Il film di Woody Allen continua a far discutere gli appassionati, come sempre divisi tra chi lo giudica prevedibile e coloro che lo trovano irresistibile. Cinefilia Ritrovata ci torna su, proponendo questa volta una riflessione sulle musiche e la loro funzione.

Avevamo davvero bisogno di Café Society? Come ogni anno, all’uscita del nuovo film di Woody Allen, la domanda sorge spontanea, soprattutto tra le cerchia di coloro che il prolifico regista newyorkese l’hanno sempre seguito e che, in ogni caso, non possono perdersi neanche un suo lavoro. In questo suo 46esimo film dietro alla macchina da presa, Allen si diverte a celebrare con altre vesti le magnifiche illusioni di sempre, quelle di esistenze incantevolmente in bilico, attraverso la creazione di suggestioni cinefile che richiamano la commedia sofisticata di Lubitsch. Illuminati dai colori caldi della fotografia di Vittorio Storaro, i personaggi di Café Society, si muovono nella Golden Age Era di Hollywood, tentando di rassomigliare a “tutta quella gente là sullo schermo”, per citare Hannah e le sue sorelle, ma senza riuscire a sfuggire alle loro agrodolci illusioni nel reale. Lo schermo, il silver screen, continua a essere il solo e unico luogo in cui (ir)reale e sogno combaciano, proprio come Allen aveva sottolineato ne La rosa purpurea del Cairo. Anche stavolta siamo sempre negli anni ’30, ma immersi nel mondo patinato della fabbrica dei sogni hollywoodiana.

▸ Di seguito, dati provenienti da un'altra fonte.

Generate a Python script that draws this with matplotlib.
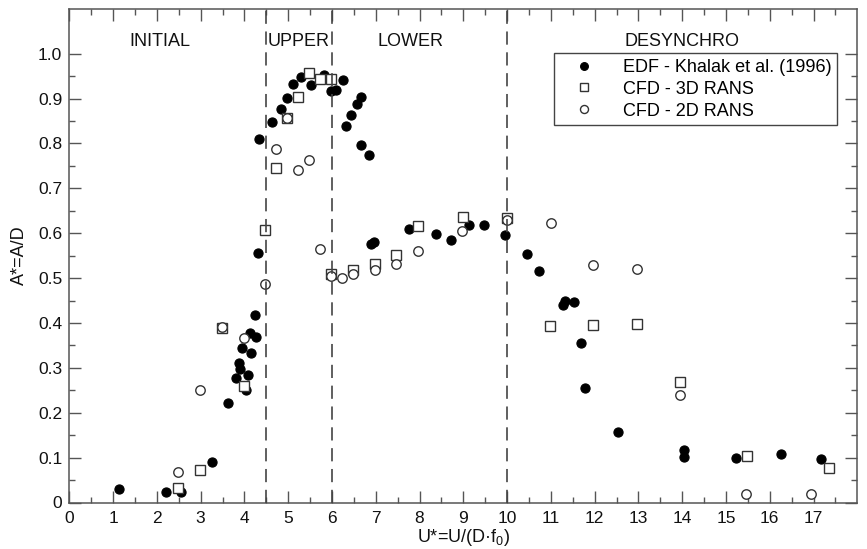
import matplotlib
matplotlib.use("Agg")
import matplotlib.pyplot as plt
from matplotlib.ticker import FixedLocator

plt.rcParams['font.family'] = ['Liberation Sans', 'DejaVu Sans']
plt.rcParams['mathtext.fontset'] = 'custom'
plt.rcParams['mathtext.rm'] = 'Liberation Sans'
plt.rcParams['mathtext.it'] = 'Liberation Sans:italic'
plt.rcParams['lines.scale_dashes'] = False

# EDF - Khalak et al. (1996) (filled circles)
edf_x = [1.14, 2.20, 2.56, 3.27, 3.63, 3.80, 3.87, 3.91, 3.95, 4.04, 4.08, 4.13, 4.15,
         4.24, 4.27, 4.31, 4.34, 4.63, 4.84, 4.97, 5.11, 5.29, 5.51, 5.81, 5.98, 6.09,
         6.26, 6.31, 6.43, 6.57, 6.67, 6.67, 6.85, 6.89, 6.96, 7.76, 8.37, 8.73, 9.14,
         9.47, 9.96, 10.46, 10.74, 11.28, 11.33, 11.54, 11.69, 11.79, 12.54, 14.05,
         14.05, 15.24, 16.26, 17.18]
edf_y = [0.031, 0.024, 0.023, 0.090, 0.222, 0.278, 0.310, 0.297, 0.345, 0.251, 0.285,
         0.377, 0.332, 0.417, 0.368, 0.555, 0.809, 0.847, 0.876, 0.901, 0.933, 0.949,
         0.931, 0.953, 0.916, 0.919, 0.942, 0.838, 0.864, 0.887, 0.904, 0.797, 0.775,
         0.576, 0.581, 0.610, 0.598, 0.584, 0.618, 0.618, 0.596, 0.553, 0.515, 0.439,
         0.448, 0.447, 0.355, 0.256, 0.157, 0.116, 0.101, 0.100, 0.107, 0.096]

# CFD - 3D RANS (open squares)
r3d_x = [2.48, 2.99, 3.48, 3.98, 4.48, 4.73, 4.97, 5.23, 5.48, 5.73, 5.98, 5.98, 6.47,
         6.98, 7.47, 7.97, 9.0, 10.0, 10.97, 11.97, 12.97, 13.96, 15.47, 17.35]
r3d_y = [0.032, 0.072, 0.388, 0.259, 0.607, 0.746, 0.857, 0.903, 0.956, 0.944, 0.944,
         0.510, 0.518, 0.531, 0.551, 0.616, 0.636, 0.635, 0.393, 0.396, 0.398, 0.268,
         0.104, 0.076]

# CFD - 2D RANS (open circles)
r2d_x = [2.48, 2.98, 3.48, 3.98, 4.48, 4.73, 4.97, 5.23, 5.47, 5.73, 5.98, 6.23, 6.47,
         6.98, 7.47, 7.97, 8.96, 10.0, 11.0, 11.97, 12.97, 13.96, 15.45, 16.95]
r2d_y = [0.067, 0.250, 0.390, 0.367, 0.486, 0.787, 0.857, 0.741, 0.764, 0.564, 0.505,
         0.501, 0.510, 0.518, 0.531, 0.560, 0.605, 0.630, 0.622, 0.530, 0.520, 0.240,
         0.020, 0.020]

series_labels = ['EDF - Khalak et al. (1996)', 'CFD - 3D RANS', 'CFD - 2D RANS']
region_x = [4.5, 6.0, 10.0]
region_names = ['INITIAL', 'UPPER', 'LOWER', 'DESYNCHRO']
region_label_x = [2.07, 5.23, 7.8, 14.0]
x_ticks = list(range(0, 18))
y_ticks = [0.0, 0.1, 0.2, 0.3, 0.4, 0.5, 0.6, 0.7, 0.8, 0.9, 1.0]
y_tick_labels = ['0', '0.1', '0.2', '0.3', '0.4', '0.5', '0.6', '0.7', '0.8', '0.9', '1.0']

W, H = 867, 549
fig = plt.figure(figsize=(W / 100, H / 100), dpi=100)
ax = fig.add_axes([69.3 / W, 46.5 / H, 788 / W, 493.7 / H])

edge = '#333333'
ax.plot(edf_x, edf_y, linestyle='none', marker='o', markersize=6.6,
        markerfacecolor='black', markeredgecolor='black', markeredgewidth=0.8,
        label=series_labels[0], zorder=3)
ax.plot(r3d_x, r3d_y, linestyle='none', marker='s', markersize=7.2,
        markerfacecolor='white', markeredgecolor=edge, markeredgewidth=1.0,
        label=series_labels[1], zorder=4)
ax.plot(r2d_x, r2d_y, linestyle='none', marker='o', markersize=6.8,
        markerfacecolor='white', markeredgecolor=edge, markeredgewidth=1.0,
        label=series_labels[2], zorder=5)

for xv in region_x:
    ax.axvline(xv, color='#444444', linewidth=1.2, dashes=(9.5, 5.5), zorder=6)

for name, xv in zip(region_names, region_label_x):
    ax.text(xv, 1.027, name, ha='center', va='center', fontsize=13, color='#111111')

ax.set_xlim(0, 18)
ax.set_ylim(0, 1.1)
ax.xaxis.set_major_locator(FixedLocator(x_ticks))
ax.set_xticklabels([str(t) for t in x_ticks])
ax.xaxis.set_minor_locator(FixedLocator([t + 0.5 for t in x_ticks]))
ax.yaxis.set_major_locator(FixedLocator(y_ticks))
ax.set_yticklabels(y_tick_labels)
ax.yaxis.set_minor_locator(FixedLocator([t + 0.05 for t in y_ticks[:-1]]))

spine_c = '#555555'
for s in ax.spines.values():
    s.set_color(spine_c)
    s.set_linewidth(1.1)
ax.tick_params(which='both', direction='in', top=True, right=True, colors=spine_c,
               width=1.0, labelcolor='#111111', labelsize=12.5)
ax.tick_params(which='major', length=8.6)
ax.tick_params(which='minor', length=4.3)
ax.tick_params(axis='x', pad=6.0)
ax.tick_params(axis='y', pad=5.0)

ax.set_xlabel('U*=U/(D·f$_\\mathrm{0}$)', fontsize=13, labelpad=1, color='#111111')
ax.set_ylabel('A*=A/D', fontsize=13, color='#111111')
ax.yaxis.set_label_coords(-0.053, 0.5)

leg = ax.legend(loc='upper right', bbox_to_anchor=(0.974, 0.9095), borderaxespad=0,
                fontsize=13, frameon=True, fancybox=False, framealpha=1,
                edgecolor='#444444', markerscale=0.85, borderpad=0.3,
                labelspacing=0.27, handlelength=2.7, handletextpad=0.8)
leg.get_frame().set_linewidth(1.0)

fig.savefig('out.png', dpi=100)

Proprio qui arriva il giovane Bobby Dorfman (Jesse Eisenberg) nella speranza che lo zio (Steve Carell), agente cinematografico di successo, lo aiuti a sfondare nel settore. A Los Angeles il nuovo arrivato incontra anche Vonnie (Kristen Stewart), una delle poche persone a non essere rimasta corrotta dallo stile vizioso della città. Indubbiamente i due si innamorano e decidono di andarsene a New York, ma lei ama anche un altro uomo, così tutto dovrà essere rimesso in discussione fino alla finale consapevolezza che i sogni e le illusioni sono congeniti alla natura umana.

Se nel 1977, momento in cui Allen non era giunto a una piena consapevolezza riguardo all’utilizzo della musica nei film, Annie e Alvy si salutavano sulle note di Seems Like Old Times mentre si parlava di uova, in Café Society la colonna sonora è strutturata sulle malinconiche consapevolezze, come accennato anche nello script, degli standard di Lorenz Hart e Richard Rodgers. In questo senso le liriche delle canzoni vanno a descrivere l’evoluzione del protagonista e il rapporto che lo lega alle due donne della sua vita. Perciò se l’innocenza, la giovinezza e l’amore per Vonnie sono rappresentati da pezzi come I Didn’t Know What Time It Was, nella versione di Benny Goodman, e The Lady is a Tramp, l’incontro con Veronica (Blake Lively) e l’ingresso nella decantata Café Society sono orchestrati sulle esecuzioni diegetiche di Mountain Greenery e Jeepers Creepers (composta da Johnny Mercer).

Ancora una volta Woody Allen si avvale di quella pratica del riuso di pezzi esistenti che, nelle sue mani, arrivano a implementare il loro bagaglio simbolico. In particolare sono due gli standard che si fanno metafora dei sentimenti alleniani, I Only Have Eyes For You (composta da Harry Warren) e Manhattan, entrambe connesse ai personaggi di Bobby e Vonnie. Mentre la prima resta legata alla memoria dei giorni trascorsi nei cinema di Los Angeles, la seconda porta con sé l’illusione di poter rivivere ancora i sogni perduti a New York, città da cui il personaggio alleniano trae linfa vitale e in cui, allo stesso tempo, ha bisogno di illudersi per essere felice. Nel luogo dei teatri di Broadway e in cui la cheescake più buona è quella di Lindy’s, infatti è anche possibile abbracciare il vero amore proprio come sul grande schermo, anche se solo per un instante. Woody Allen tutto questo l’ha già detto, è vero. Ma chi continua a guardare i suoi film vuole provare ancora una volta le stesse sensazioni corroboranti, vuole sentirsi dire ancora una volta che “la vita è una commedia scritta da un sadico che fa il commediografo.” Per questo motivo guardare Café Society è un po’ come tornare a casa.